Wednesday, May 11, 2005

Cultural Competence Redux

From my column this month in BrainstormNW Magazine:

Perhaps you followed the controversy raging over the subject of my column last month – the Governor-sponsored bill that would force teachers to meet “cultural competency standards” in order to get a teaching license.

The bill, Senate Bill 50, slipped quietly through a gullible Senate with almost no opposition. When it got to the House Education Committee, Chair Linda Flores shined some light on the bill, and boy did the cockroaches scatter.

Flores’ chief of staff, Dave Mowry, did a little digging to find just what the educrats have planned for making Oregon’s teachers “culturally competent.” Mowry found a paper trail several feet deep – entire books written on the subject, essays, web sites, and the now infamous “Oregon Cultural Competency Summit Proceedings.”

State Superintendent Susan Castillo convened the invitation-only Summit last May, where a hundred or so mostly public employees schemed about five year plans to bring cultural competency to Oregon schoolchildren. The Summit decided that cultural competence was far more than just being able to teach children from difference ethnic backgrounds.

Rather, they said, “cultural competence is based on a commitment to social justice and equity,” and requires that teachers “have a defined set of values and principles, demonstrated behaviors, attitudes …” They went on to say that cultural competence “involves actively challenging the status quo and advocating for social justice and equity.”

In other words, if you want a license to teach in Oregon, you better pass the ideological litmus test. You better have the officially approved values and attitudes, and you better be ready to advocate for the correct political issues.

Rep. Flores and Dave Mowry wondered whether it was constitutional to require teachers to be advocates for a political viewpoint in order to get a teachers license. They asked Legislative Counsel, who said that to do so would violate the free speech guarantees in Oregon’s constitution.

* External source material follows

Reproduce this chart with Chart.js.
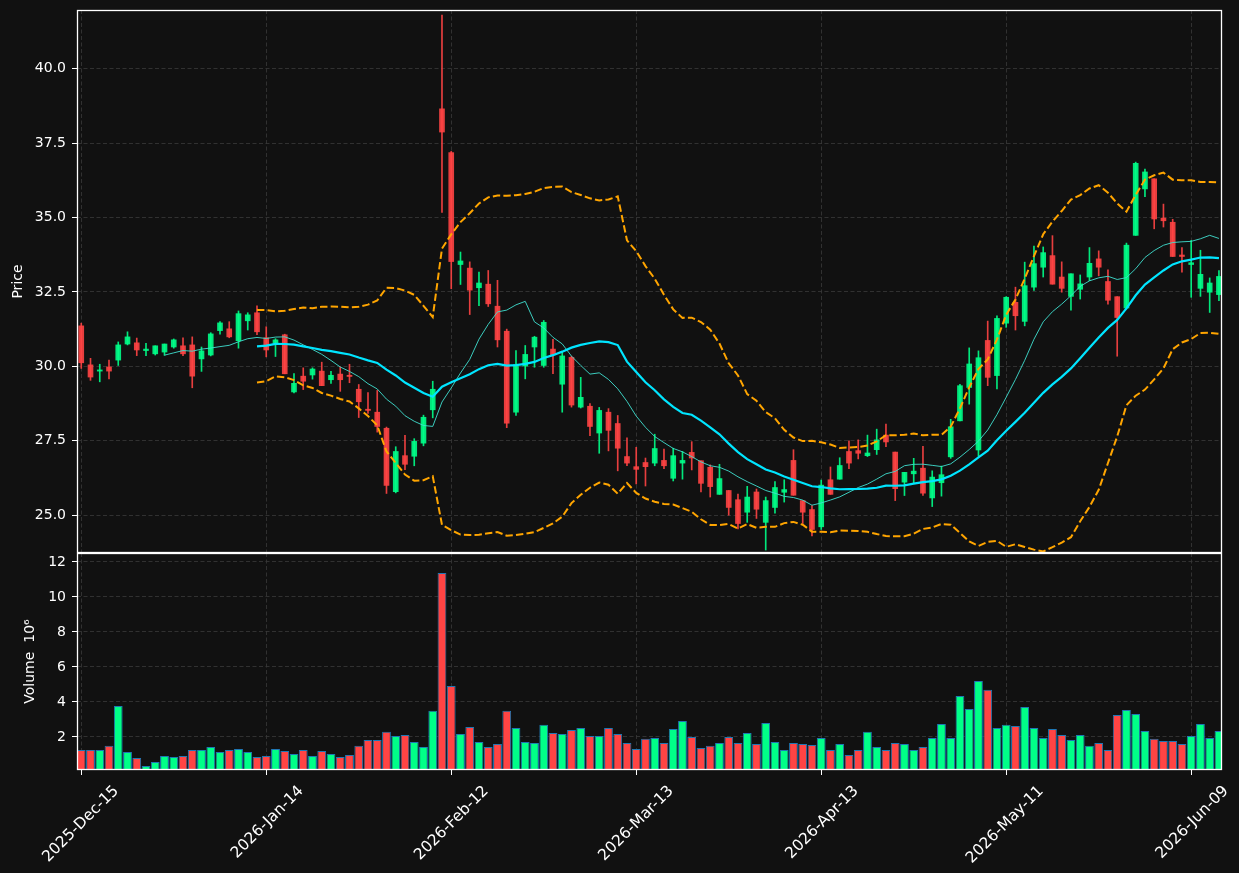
<!DOCTYPE html>
<html>
<head>
<meta charset="utf-8">
<script src="https://cdn.jsdelivr.net/npm/chart.js@4.4.1/dist/chart.umd.min.js"></script>
<style>
  html, body { margin: 0; padding: 0; background: #111111; }
  #wrap { position: relative; width: 1239px; height: 873px; }
  canvas { position: absolute; left: 0; top: 0; }
</style>
</head>
<body>
<div id="wrap">
  <canvas id="priceChart" width="1239" height="873"></canvas>
  <canvas id="volumeChart" width="1239" height="873"></canvas>
</div>
<script>
// OHLC, one entry per trading day (index 0 = 2025-Dec-15)
const opens = [
  31.36, 30.05, 29.84, 29.98, 30.21, 30.75, 30.79, 30.53, 30.42, 30.48,
  30.65, 30.69, 30.72, 30.25, 30.38, 31.20, 31.26, 30.86, 31.53, 31.80,
  30.96, 30.78, 31.06, 29.14, 29.67, 29.71, 29.84, 29.55, 29.74, 29.70,
  29.23, 28.56, 28.46, 27.92, 25.79, 27.00, 26.98, 27.42, 28.54, 38.65,
  37.18, 33.42, 33.30, 32.64, 32.76, 32.02, 31.18, 28.46, 30.01, 30.65,
  30.03, 30.58, 29.40, 30.30, 28.63, 28.66, 27.76, 28.46, 28.08, 26.97,
  26.63, 26.77, 26.75, 26.84, 26.24, 26.75, 27.11, 26.83, 26.61, 25.70,
  25.83, 25.52, 25.10, 25.78, 24.76, 25.26, 25.77, 26.84, 25.49, 25.19,
  24.61, 26.19, 26.21, 27.14, 27.17, 27.00, 27.20, 27.69, 27.12, 26.11,
  26.39, 26.58, 25.58, 26.09, 26.96, 28.17, 29.29, 27.19, 30.87, 29.69,
  31.45, 32.15, 31.51, 32.66, 33.33, 33.72, 33.00, 32.35, 32.59, 33.00,
  33.61, 32.85, 32.34, 31.96, 34.40, 35.96, 36.30, 34.98, 34.84, 33.74,
  33.42, 32.62, 32.49, 32.41
];
const highs = [
  31.45, 30.27, 30.07, 30.21, 30.82, 31.16, 30.95, 30.77, 30.69, 30.75,
  30.92, 30.96, 30.99, 30.65, 31.13, 31.50, 31.50, 31.86, 31.80, 32.03,
  31.33, 30.93, 31.08, 29.76, 29.95, 29.95, 30.14, 29.83, 29.98, 30.07,
  29.39, 29.12, 29.19, 27.96, 27.30, 27.68, 27.57, 28.36, 29.50, 41.80,
  37.22, 33.84, 33.51, 33.17, 33.22, 32.89, 31.25, 30.53, 30.70, 31.01,
  31.54, 30.91, 30.47, 30.34, 29.63, 28.75, 28.62, 28.58, 28.35, 27.60,
  27.28, 26.92, 27.72, 27.22, 27.25, 27.14, 27.47, 26.83, 26.69, 26.71,
  25.83, 25.71, 25.97, 25.88, 25.61, 26.13, 26.19, 27.20, 25.49, 25.32,
  26.18, 26.62, 26.93, 27.50, 27.53, 27.69, 27.89, 28.06, 27.12, 26.44,
  26.91, 27.31, 26.49, 26.65, 28.22, 29.40, 30.62, 30.52, 31.52, 31.70,
  32.34, 32.66, 33.50, 34.04, 34.01, 34.39, 33.51, 33.11, 33.07, 33.99,
  33.88, 33.24, 32.34, 34.14, 36.86, 36.63, 36.30, 35.45, 34.94, 33.99,
  34.23, 33.90, 32.97, 33.22
];
const lows = [
  29.93, 29.53, 29.48, 29.58, 30.03, 30.72, 30.36, 30.36, 30.38, 30.37,
  30.61, 30.36, 29.28, 29.83, 30.35, 31.08, 30.96, 30.61, 31.22, 31.06,
  30.32, 30.33, 29.75, 29.11, 29.22, 29.57, 29.35, 29.43, 29.16, 29.45,
  28.28, 28.42, 27.79, 25.73, 25.75, 26.53, 26.66, 27.33, 28.27, 35.17,
  32.61, 32.75, 31.74, 32.04, 32.01, 30.65, 27.94, 28.35, 29.58, 29.97,
  29.97, 29.75, 28.46, 28.63, 28.60, 27.67, 27.08, 27.16, 26.49, 26.66,
  26.05, 25.98, 26.66, 26.56, 26.15, 26.21, 26.52, 25.78, 25.61, 25.70,
  25.00, 24.54, 24.76, 24.89, 23.83, 25.07, 25.44, 25.67, 24.72, 24.30,
  24.52, 25.70, 26.21, 26.56, 26.89, 26.97, 27.04, 27.30, 25.49, 25.66,
  26.09, 25.66, 25.29, 25.64, 26.91, 28.17, 28.73, 26.99, 29.35, 29.24,
  31.31, 31.22, 31.36, 32.55, 33.00, 32.76, 32.49, 31.89, 32.26, 32.88,
  33.04, 32.09, 30.34, 31.93, 34.40, 35.70, 34.62, 34.68, 33.69, 33.16,
  32.32, 32.35, 31.81, 32.21
];
const closes = [
  30.12, 29.64, 29.88, 29.84, 30.72, 30.99, 30.55, 30.58, 30.69, 30.75,
  30.89, 30.42, 29.67, 30.52, 31.09, 31.46, 30.99, 31.77, 31.73, 31.16,
  30.55, 30.89, 29.75, 29.43, 29.50, 29.91, 29.35, 29.70, 29.55, 29.66,
  28.81, 28.52, 27.98, 26.00, 27.14, 26.71, 27.48, 28.29, 29.23, 37.87,
  33.52, 33.54, 32.56, 32.80, 32.10, 30.89, 28.09, 30.06, 30.40, 30.98,
  31.48, 30.39, 30.35, 28.70, 28.96, 27.98, 28.52, 27.85, 27.25, 26.75,
  26.54, 26.63, 27.24, 26.66, 27.00, 26.84, 26.92, 26.07, 25.96, 26.23,
  25.26, 24.72, 25.61, 25.20, 25.49, 25.93, 25.86, 25.67, 25.10, 24.52,
  26.01, 25.70, 26.67, 26.75, 27.08, 27.09, 27.53, 27.46, 25.89, 26.44,
  26.48, 25.74, 26.28, 26.36, 27.97, 29.35, 30.08, 30.29, 29.63, 31.61,
  32.32, 31.70, 32.71, 33.45, 33.82, 32.76, 32.62, 33.11, 32.77, 33.46,
  33.33, 32.22, 31.64, 34.07, 36.82, 36.53, 34.95, 34.89, 33.69, 33.69,
  33.48, 33.09, 32.80, 33.02
];
// volume in millions
const volumes = [
  1.26, 1.26, 1.26, 1.49, 3.77, 1.14, 0.80, 0.34, 0.57, 0.91,
  0.86, 0.91, 1.26, 1.26, 1.43, 1.14, 1.26, 1.31, 1.14, 0.86,
  0.91, 1.31, 1.20, 1.03, 1.26, 0.91, 1.20, 1.03, 0.86, 0.97,
  1.49, 1.83, 1.83, 2.29, 2.06, 2.11, 1.71, 1.43, 3.49, 11.37,
  4.91, 2.17, 2.57, 1.71, 1.43, 1.60, 3.49, 2.51, 1.71, 1.66,
  2.69, 2.23, 2.17, 2.40, 2.51, 2.06, 2.06, 2.51, 2.17, 1.66,
  1.31, 1.89, 1.94, 1.66, 2.46, 2.91, 2.00, 1.37, 1.49, 1.66,
  2.00, 1.66, 2.23, 1.60, 2.80, 1.71, 1.26, 1.66, 1.60, 1.54,
  1.94, 1.26, 1.60, 0.97, 1.26, 2.29, 1.43, 1.26, 1.66, 1.60,
  1.26, 1.43, 1.94, 2.74, 1.94, 4.34, 3.60, 5.20, 4.69, 2.51,
  2.69, 2.63, 3.71, 2.51, 1.94, 2.46, 2.11, 1.83, 2.11, 1.49,
  1.66, 1.26, 3.26, 3.54, 3.31, 2.34, 1.89, 1.77, 1.77, 1.60,
  2.06, 2.74, 1.94, 2.34
];

// x tick positions (bar index) and their date labels
const tickIdx = [0, 20, 40, 60, 80, 100, 120];
const tickLabels = ['2025-Dec-15', '2026-Jan-14', '2026-Feb-12', '2026-Mar-13',
                    '2026-Apr-13', '2026-May-11', '2026-Jun-09'];
const priceTicks = [25.0, 27.5, 30.0, 32.5, 35.0, 37.5, 40.0];
const volumeTicks = [2, 4, 6, 8, 10, 12];

// indicator settings (mav 10 / 20, bollinger 20, 2 sigma)
const MA_FAST = 10, MA_SLOW = 20, BB_LEN = 20, BB_K = 2;

function movingAverage(src, len) {
    return src.map((_, i) => {
        if (i < len - 1) return null;
        let s = 0;
        for (let k = i - len + 1; k <= i; k++) s += src[k];
        return s / len;
    });
}

function bollinger(src, len, mult) {
    const mid = movingAverage(src, len);
    const upper = [], lower = [];
    src.forEach((_, i) => {
        if (mid[i] === null) { upper.push(null); lower.push(null); return; }
        let v = 0;
        for (let k = i - len + 1; k <= i; k++) v += (src[k] - mid[i]) ** 2;
        const sd = Math.sqrt(v / len);
        upper.push(mid[i] + mult * sd);
        lower.push(mid[i] - mult * sd);
    });
    return { upper, lower };
}

const idx = closes.map((_, i) => i);
const maFast = movingAverage(closes, MA_FAST);
const maSlow = movingAverage(closes, MA_SLOW);
const bb = bollinger(closes, BB_LEN, BB_K);

const UP = 'rgba(0,255,136,0.9)';
const DOWN = 'rgba(255,68,68,0.9)';
const candleColors = idx.map(i => closes[i] >= opens[i] ? UP : DOWN);
const volumeColors = idx.map(i => closes[i] >= opens[i] ? '#00ff88' : '#ff4444');

const GRID = '#3a3a3a';
const DASH = [4, 2.5];
const FONT = { family: 'DejaVu Sans', size: 14 };
const X_MIN = -0.46, X_MAX = 123.33;

// white frame around each panel
const spines = {
    id: 'spines',
    afterDraw(chart) {
        const { ctx, chartArea: a } = chart;
        const l = Math.round(a.left) + 0.5, t = Math.round(a.top) + 0.5;
        const r = Math.round(a.right) - 0.5, b = Math.round(a.bottom) - 0.5;
        ctx.save();
        ctx.strokeStyle = '#ffffff';
        ctx.lineWidth = 1.3;
        ctx.strokeRect(l, t, r - l, b - t);
        ctx.restore();
    }
};

function lineSet(values, color, width, order, dash) {
    return {
        type: 'line',
        data: idx.map(i => ({ x: i, y: values[i] })),
        borderColor: color,
        borderWidth: width,
        borderDash: dash || [],
        pointRadius: 0,
        tension: 0,
        spanGaps: false,
        order: order
    };
}

function noPad(s) { s.paddingTop = 0; s.paddingBottom = 0; }

// Price panel
new Chart(document.getElementById('priceChart').getContext('2d'), {
    type: 'bar',
    data: {
        datasets: [
            {
                data: idx.map(i => ({ x: i, y: [lows[i], highs[i]] })),
                backgroundColor: candleColors,
                barThickness: 1,
                grouped: false,
                order: 6
            },
            {
                data: idx.map(i => ({ x: i, y: [opens[i], closes[i]] })),
                backgroundColor: candleColors,
                barThickness: 5,
                minBarLength: 1,
                grouped: false,
                order: 5
            },
            lineSet(bb.upper, '#ffa500', 2, 3, [7.4, 3.2]),
            lineSet(bb.lower, '#ffa500', 2, 3, [7.4, 3.2]),
            lineSet(maFast, 'rgba(64,224,208,0.9)', 1, 2),
            lineSet(maSlow, '#00e5ff', 2.2, 1)
        ]
    },
    options: {
        responsive: false,
        animation: false,
        devicePixelRatio: 1,
        layout: { padding: { left: 0, top: 10, right: 17, bottom: 320 } },
        plugins: { legend: { display: false }, tooltip: { enabled: false } },
        scales: {
            x: {
                type: 'linear', min: X_MIN, max: X_MAX, offset: false,
                afterBuildTicks: s => { s.ticks = tickIdx.map(v => ({ value: v })); },
                afterFit: s => { s.height = 0; s.paddingLeft = 0; s.paddingRight = 0; },
                ticks: { display: false },
                grid: { color: GRID, lineWidth: 0.8, drawTicks: false, offset: false },
                border: { display: false, dash: DASH }
            },
            y: {
                min: 23.73, max: 41.97,
                afterBuildTicks: s => { s.ticks = priceTicks.map(v => ({ value: v })); },
                afterFit: s => { s.width = 77; noPad(s); },
                ticks: { color: '#ffffff', font: FONT, padding: 6, callback: v => v.toFixed(1) },
                grid: { color: GRID, lineWidth: 0.8, tickColor: '#ffffff', tickLength: 5, tickWidth: 1 },
                border: { display: false, dash: DASH },
                title: { display: true, text: 'Price', color: '#ffffff', font: FONT, padding: { top: 10, bottom: 0 } }
            }
        }
    },
    plugins: [spines]
});

// Volume panel
new Chart(document.getElementById('volumeChart').getContext('2d'), {
    type: 'bar',
    data: {
        datasets: [{
            data: idx.map(i => ({ x: i, y: volumes[i] })),
            backgroundColor: volumeColors,
            borderColor: '#1f77b4',
            borderWidth: 1,
            barPercentage: 0.95,
            categoryPercentage: 1
        }]
    },
    options: {
        responsive: false,
        animation: false,
        devicePixelRatio: 1,
        layout: { padding: { left: 0, top: 553, right: 17, bottom: 0 } },
        plugins: { legend: { display: false }, tooltip: { enabled: false } },
        scales: {
            x: {
                type: 'linear', min: X_MIN, max: X_MAX, offset: false,
                afterBuildTicks: s => { s.ticks = tickIdx.map(v => ({ value: v })); },
                afterFit: s => { s.height = 103; s.paddingLeft = 0; s.paddingRight = 0; },
                ticks: {
                    color: '#ffffff', font: { family: 'DejaVu Sans', size: 15.5 }, autoSkip: false,
                    minRotation: 45, maxRotation: 45, labelOffset: 35, padding: 7,
                    callback: v => tickLabels[tickIdx.indexOf(v)]
                },
                grid: { color: GRID, lineWidth: 0.8, tickColor: '#ffffff', tickLength: 5, tickWidth: 1, offset: false },
                border: { display: false, dash: DASH }
            },
            y: {
                min: 0.11, max: 12.51,
                afterBuildTicks: s => { s.ticks = volumeTicks.map(v => ({ value: v })); },
                afterFit: s => { s.width = 77; noPad(s); },
                ticks: { color: '#ffffff', font: FONT, padding: 6 },
                grid: { color: GRID, lineWidth: 0.8, tickColor: '#ffffff', tickLength: 5, tickWidth: 1 },
                border: { display: false, dash: DASH },
                title: { display: true, text: 'Volume  10⁶', color: '#ffffff', font: FONT, padding: { top: 22, bottom: 0 } }
            }
        }
    },
    plugins: [spines]
});
</script>
</body>
</html>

Flores promised that the bill would never see the light of day in her committee. No matter, said Vicki Chamberlain, Executive Director of the Teachers Standards and Practices Commission, which would develop the cultural competency standards. "The commission has made it a personal goal of ours to begin work on cultural competency standards,'' Chamberlain said. "We don't need legislation to pursue those goals.”

In other words: “We don’t need no stinking legislation to shove cultural competency down the throat of the schools. Go ahead, kill the bill. We’ll do it anyway. Try and stop us.” Such is the arrogance of our public servants.

Susan Castillo, for her part, beat a clumsy retreat. She baldly denied what the Summit so plainly stated. As reported in the Oregonian: “[Castillo] said the group never intended to require teachers to take a position on social justice. Their aim, she said, is to make sure all teachers have the skills they need to feel comfortable reaching out to all students, no matter what their language, culture, economic level or other background.”

Wait a minute Susan, not so fast! Your Summit explicitly rejected this definition of cultural competence, and explicitly inserted the language about social justice and advocacy. If she had any qualms about it, she sure didn’t speak up at the time. Only now, after the scheming is exposed to the ridicule it so richly deserves does she try to run away from the language she clearly supported at the time.

There’s a word for Castillo’s explanation. It’s called lying. She got caught, and she’s trying to lie her way out of it. Sure, the Oregonian let her get away with it (the reporter, Besty Hammond, neglected to point out the obvious falsehood.) But here at BrainstormNW we aren’t so polite.
Castillo and Chamberlain implied that when the actual standards are written, they won’t include anything about social justice or advocacy. They say that the definition of cultural competence at the Summit was just the consensus of a few attendees, and won’t find its way into the standards.
"I agree absolutely, you can't make it part of the rules to advocate," Castillo told the Oregonian. "That is not our proposal."

But they have a problem. The state already adopted cultural competency standards for administrators, and the standards include specific reference to both social justice and advocacy. Yep, right there in plain sight: OAR 584-017-0251 (6)(a)(G): "… the role of the school in promoting social justice," and OAR 584-017-0251 (6)(c)(A)… in advocating for adoption of improved policies and laws.

What is going on here, anyway? Did I miss the public outcry for cultural competency standards? Have they already eliminated dropouts, reading failure, and the achievement gap? Is there so much spare money lying around they can use it for pointless summits and re-tooled licensure standards?

While the educrats pursue their social engineering schemes, frustration grows with the lack of progress on the real problems facing the public schools. One of those problems, perhaps the biggest: the educrats themselves.

1 comment:

J. E. Stone said...

"Rep. Flores and Dave Mowry wondered whether it was constitutional to require teachers to be advocates for a political viewpoint in order to get a teachers license. They asked Legislative Counsel, who said that to do so would violate the free speech guarantees in Oregon’s constitution."

This is an excellent question and should be asked of the NCATE "disposition" standards adopted by many colleges of education. Are the graduates of publicly funded teacher training programs being required to adopt a political viewpoint as a condition for using a state funded program? It would certainly be interesting to see how this question applies to Oregon's teacher training programs.